▶ YOUR TASK:
Print each line exactly as it is given.

▶ COLLECTED DATA:
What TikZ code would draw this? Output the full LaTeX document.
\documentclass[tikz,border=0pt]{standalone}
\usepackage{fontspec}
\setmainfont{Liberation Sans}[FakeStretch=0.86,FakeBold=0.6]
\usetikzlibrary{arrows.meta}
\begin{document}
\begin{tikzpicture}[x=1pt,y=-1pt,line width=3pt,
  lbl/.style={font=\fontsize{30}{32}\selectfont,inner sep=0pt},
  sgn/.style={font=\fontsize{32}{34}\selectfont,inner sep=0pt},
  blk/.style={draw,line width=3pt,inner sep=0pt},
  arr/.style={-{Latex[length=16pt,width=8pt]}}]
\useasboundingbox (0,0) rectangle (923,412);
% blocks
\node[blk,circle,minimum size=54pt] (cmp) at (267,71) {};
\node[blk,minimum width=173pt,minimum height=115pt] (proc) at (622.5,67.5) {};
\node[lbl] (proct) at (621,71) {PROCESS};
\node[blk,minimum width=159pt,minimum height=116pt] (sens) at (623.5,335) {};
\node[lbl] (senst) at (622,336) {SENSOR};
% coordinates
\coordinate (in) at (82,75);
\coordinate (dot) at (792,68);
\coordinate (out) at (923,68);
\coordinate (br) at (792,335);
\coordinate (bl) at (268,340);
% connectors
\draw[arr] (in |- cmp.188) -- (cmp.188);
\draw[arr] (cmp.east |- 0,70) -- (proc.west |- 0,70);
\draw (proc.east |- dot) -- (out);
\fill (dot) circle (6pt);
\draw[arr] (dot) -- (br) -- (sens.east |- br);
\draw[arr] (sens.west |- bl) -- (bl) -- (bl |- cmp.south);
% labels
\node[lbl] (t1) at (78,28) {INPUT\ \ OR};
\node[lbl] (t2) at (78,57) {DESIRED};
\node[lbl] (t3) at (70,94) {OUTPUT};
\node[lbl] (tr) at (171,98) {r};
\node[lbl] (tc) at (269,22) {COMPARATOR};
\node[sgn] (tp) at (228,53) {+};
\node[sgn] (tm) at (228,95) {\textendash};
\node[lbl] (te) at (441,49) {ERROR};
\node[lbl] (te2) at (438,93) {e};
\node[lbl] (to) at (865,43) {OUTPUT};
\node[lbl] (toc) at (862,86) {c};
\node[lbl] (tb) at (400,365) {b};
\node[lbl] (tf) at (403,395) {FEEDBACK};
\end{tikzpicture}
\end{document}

▶ ANSWER FOR THE TASK:
What TikZ code would draw this? Output the full LaTeX document.
\documentclass[tikz,border=0pt]{standalone}
\usepackage{fontspec}
\setmainfont{Liberation Sans}[FakeStretch=0.86,FakeBold=0.6]
\usetikzlibrary{arrows.meta}
\begin{document}
\begin{tikzpicture}[x=1pt,y=-1pt,line width=3pt,
  lbl/.style={font=\fontsize{30}{32}\selectfont,inner sep=0pt},
  sgn/.style={font=\fontsize{32}{34}\selectfont,inner sep=0pt},
  blk/.style={draw,line width=3pt,inner sep=0pt},
  arr/.style={-{Latex[length=16pt,width=8pt]}}]
\useasboundingbox (0,0) rectangle (923,412);
% blocks
\node[blk,circle,minimum size=54pt] (cmp) at (267,71) {};
\node[blk,minimum width=173pt,minimum height=115pt] (proc) at (622.5,67.5) {};
\node[lbl] (proct) at (621,71) {PROCESS};
\node[blk,minimum width=159pt,minimum height=116pt] (sens) at (623.5,335) {};
\node[lbl] (senst) at (622,336) {SENSOR};
% coordinates
\coordinate (in) at (82,75);
\coordinate (dot) at (792,68);
\coordinate (out) at (923,68);
\coordinate (br) at (792,335);
\coordinate (bl) at (268,340);
% connectors
\draw[arr] (in |- cmp.188) -- (cmp.188);
\draw[arr] (cmp.east |- 0,70) -- (proc.west |- 0,70);
\draw (proc.east |- dot) -- (out);
\fill (dot) circle (6pt);
\draw[arr] (dot) -- (br) -- (sens.east |- br);
\draw[arr] (sens.west |- bl) -- (bl) -- (bl |- cmp.south);
% labels
\node[lbl] (t1) at (78,28) {INPUT\ \ OR};
\node[lbl] (t2) at (78,57) {DESIRED};
\node[lbl] (t3) at (70,94) {OUTPUT};
\node[lbl] (tr) at (171,98) {r};
\node[lbl] (tc) at (269,22) {COMPARATOR};
\node[sgn] (tp) at (228,53) {+};
\node[sgn] (tm) at (228,95) {\textendash};
\node[lbl] (te) at (441,49) {ERROR};
\node[lbl] (te2) at (438,93) {e};
\node[lbl] (to) at (865,43) {OUTPUT};
\node[lbl] (toc) at (862,86) {c};
\node[lbl] (tb) at (400,365) {b};
\node[lbl] (tf) at (403,395) {FEEDBACK};
\end{tikzpicture}
\end{document}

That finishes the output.